In a recent op-ed in the Ottawa Citizen, University of Ottawa professor Philippe Lagassé discussed some of the problems with the Harper government’s Succession to the Throne Act. Professor Lagassé complains, quite rightly, that the law symbolically reduces Canada to the status of a British colony. I agree that this move may have serious legal ramifications. When Canada sends diplomats and soldiers abroad, they do so as servants of the Canadian Crown, not the British Crown. The British Crown may be at war with a country that is at peace with the Canadian Crown: let’s remember the Falklands War of 1982. Britain is resented in parts of the world because of its history of imperialism. Canada, which lacks such baggage, is one of the most popular nations, at least according to global surveys. It is, therefore, important for the Canadian and British Crowns to be kept distinct in the eyes of the world.
The Succession to the Throne Act also has important implications for federal-provincial relations. Section 41(a) of the 1982 constitution clearly states that the consent of all ten provincial legislatures must be obtained before the “office of the Queen” is changed. Modifying the rules of succession constitutes a fundamental change to the office, so the federal government should have got the provincial legislatures to sign off on its royal succession law. Professor Lagassé notes that the constitutionality of the Succession to the Throne Act, 2013 is currently being challenged in the courts by two law professors in Quebec, although he implies that their court case will probably fail.
I feel more confident that the courts will side with the law professors, for they have an important precedent on their side: Australia, which is the Commonwealth’s other federal monarchy. Elizabeth is the Queen in Right of Canada, but she is also the Queen in Right of Ontario, Queen in Right of Manitoba, and so forth. The Queen of Australia is also the head of state in Victoria, New South Wales, and all of the other Australian states. Australia has decided to include its state parliaments in the process for changing its royal succession law. All of Australia’s state governments have, of course, approved of the proposed changes. In Canada, the federal government adopted the view that consultation with the provinces was unnecessary. Not involving the provinces was a gamble that risks creating a constitutional crisis for a future generation. Law professors in Australia, who presumably have no hostility towards Stephen Harper and his government, have expressed concerns about Canada’s royal succession law.

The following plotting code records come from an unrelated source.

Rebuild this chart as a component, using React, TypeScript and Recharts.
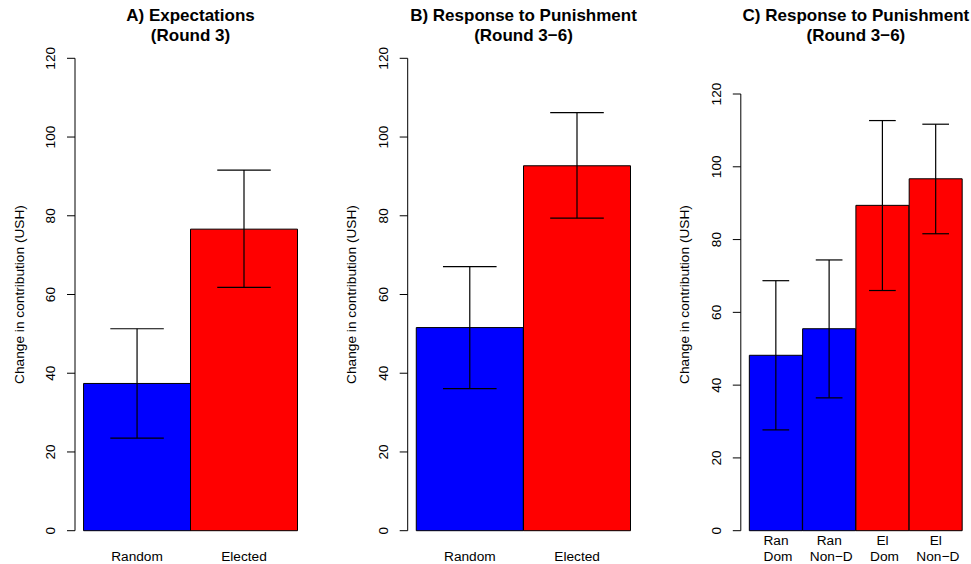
import React from 'react';
import { BarChart, Bar, XAxis, YAxis, ErrorBar, Cell } from 'recharts';

// ---------- data ----------
const yTicks = [0, 20, 40, 60, 80, 100, 120];
const yLabel = 'Change in contribution (USH)';

const titleA = ['A) Expectations', '(Round 3)'];
const catsA = ['Random', 'Elected'];
const meanA = [37.4, 76.6];
const lowA = [23.5, 61.8];
const highA = [51.3, 91.6];

const titleB = ['B) Response to Punishment', '(Round 3\u22126)'];
const catsB = ['Random', 'Elected'];
const meanB = [51.6, 92.7];
const lowB = [36.1, 79.4];
const highB = [67.1, 106.2];

const titleC = ['C) Response to Punishment', '(Round 3\u22126)'];
const catsC = ['Ran\nDom', 'Ran\nNon\u2212D', 'El\nDom', 'El\nNon\u2212D'];
const meanC = [48.2, 55.5, 89.4, 96.7];
const lowC = [27.7, 36.5, 66.0, 81.6];
const highC = [68.7, 74.4, 112.7, 111.7];

// ---------- styles ----------
const BLUE = '#0000ff';
const RED = '#ff0000';
const fillsAB = [BLUE, RED];
const fillsC = [BLUE, BLUE, RED, RED];
const FONT = '"Liberation Sans", Arial, Helvetica, sans-serif';
const LABEL_SIZE = 13.7;
const TITLE_SIZE = 17;

type Row = { name: string; mean: number; err: [number, number] };

const buildRows = (cats: string[], mean: number[], low: number[], high: number[]): Row[] =>
  cats.map((name, i) => ({ name, mean: mean[i], err: [mean[i] - low[i], high[i] - mean[i]] }));

const rowsA = buildRows(catsA, meanA, lowA, highA);
const rowsB = buildRows(catsB, meanB, lowB, highB);
const rowsC = buildRows(catsC, meanC, lowC, highC);

type PanelProps = {
  rows: Row[];
  fills: string[];
  title: string[];
  left: number;
  width: number;
  yw: number;
  mRight: number;
  mTop: number;
  pad: number;
  capHalf: number;
};

const H = 564;
const PLOT_BOTTOM = 530.7;
const X_AXIS_H = 30;

const Panel = ({ rows, fills, title, left, width, yw, mRight, mTop, pad, capHalf }: PanelProps) => {
  const plotW = width - yw - mRight;
  const cx = yw + plotW / 2;
  const YTick = (p: any) => (
    <text
      x={p.x}
      y={p.y}
      transform={`rotate(-90 ${p.x} ${p.y})`}
      textAnchor="middle"
      fontFamily={FONT}
      fontSize={LABEL_SIZE}
      fill="#000"
    >
      {p.payload.value}
    </text>
  );
  const XTick = (p: any) => {
    const lines = String(p.payload.value).split('\n');
    return (
      <g>
        {lines.map((l, i) => (
          <text
            key={i}
            x={p.x + (i > 0 ? 2 : 0)}
            y={lines.length === 1 ? p.y + 29.8 : p.y + 14 + i * 15.8}
            textAnchor="middle"
            fontFamily={FONT}
            fontSize={LABEL_SIZE}
            fill="#000"
          >
            {l}
          </text>
        ))}
      </g>
    );
  };
  const YLab = () => (
    <text
      x={yw - 51.5}
      y={294.5}
      transform={`rotate(-90 ${yw - 51.5} 294.5)`}
      textAnchor="middle"
      fontFamily={FONT}
      fontSize={LABEL_SIZE}
      fill="#000"
    >
      {yLabel}
    </text>
  );
  return (
    <div style={{ position: 'absolute', left, top: 0, width, height: H }}>
      <svg
        width={width}
        height={60}
        style={{ position: 'absolute', left: 0, top: 0, overflow: 'visible' }}
      >
        <text x={cx} y={21} textAnchor="middle" fontFamily={FONT} fontWeight="bold" fontSize={TITLE_SIZE} fill="#000">
          {title[0]}
        </text>
        <text x={cx} y={41} textAnchor="middle" fontFamily={FONT} fontWeight="bold" fontSize={TITLE_SIZE} fill="#000">
          {title[1]}
        </text>
      </svg>
      <div style={{ position: 'absolute', left: 0, top: 0 }}>
        <BarChart
          width={width}
          height={H}
          data={rows}
          barCategoryGap={0}
          barGap={0}
          margin={{ top: mTop, right: mRight, left: 0, bottom: H - PLOT_BOTTOM - X_AXIS_H }}
        >
          <XAxis
            dataKey="name"
            type="category"
            axisLine={false}
            tickLine={false}
            tickSize={0}
            tickMargin={0}
            height={X_AXIS_H}
            padding={{ left: pad, right: pad }}
            interval={0}
            tick={XTick}
          />
          <YAxis
            type="number"
            domain={[0, 120]}
            ticks={yTicks}
            interval={0}
            width={yw}
            axisLine={{ stroke: '#000', strokeWidth: 1 }}
            tickLine={{ stroke: '#000', strokeWidth: 1 }}
            tickSize={8}
            tickMargin={12}
            tick={YTick}
            label={{ value: yLabel, content: YLab }}
          />
          <Bar dataKey="mean" isAnimationActive={false} stroke="#000" strokeWidth={1}>
            {rows.map((r, i) => (
              <Cell key={r.name} fill={fills[i]} />
            ))}
            <ErrorBar
              dataKey="err"
              direction="y"
              width={capHalf}
              stroke="#000"
              strokeWidth={1.2}
              isAnimationActive={false}
            />
          </Bar>
        </BarChart>
      </div>
    </div>
  );
};

export default function App() {
  return (
    <div style={{ position: 'absolute', left: 0, top: 0, width: 971, height: H, background: '#fff', overflow: 'hidden' }}>
      <Panel rows={rowsA} fills={fillsAB} title={titleA} left={0} width={320} yw={75} mRight={14} mTop={58.3} pad={8.56} capHalf={26.75} />
      <Panel rows={rowsB} fills={fillsAB} title={titleB} left={330} width={320} yw={77.7} mRight={10.7} mTop={58.3} pad={8.58} capHalf={26.8} />
      <Panel rows={rowsC} fills={fillsC} title={titleC} left={650} width={321} yw={90.8} mRight={0} mTop={94} pad={8.54} capHalf={13.35} />
    </div>
  );
}
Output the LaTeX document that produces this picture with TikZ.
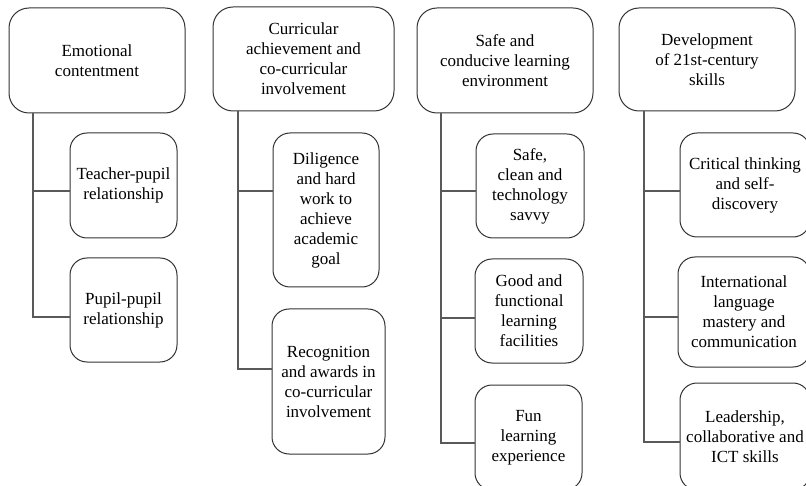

Their worst case scenario is that this thoughtless law causes one individual to inherit the Canadian Crown, while another person acquires all of the other Crowns in the Commonwealth. Moreover, the fact that each Canadian province and Australian state is a monarchy is an important symbol of their autonomy within their respective federations. Allowing the federal government to change the office of the Queen without the consent of the provinces sets a bad precedent that could threaten provincial autonomy, a principle the Harper government has invoked in the past.
Canada has an obligation to the other nations of the Commonwealth to ensure that the changes to the rules of the royal succession are constitutionally valid. The new Minister of Justice in Harper government should admit that his predecessor made an honest mistake in accepting some flawed advice about the constitution. It should then introduce a new royal succession bill, this time with the consent of the ten provincial legislatures.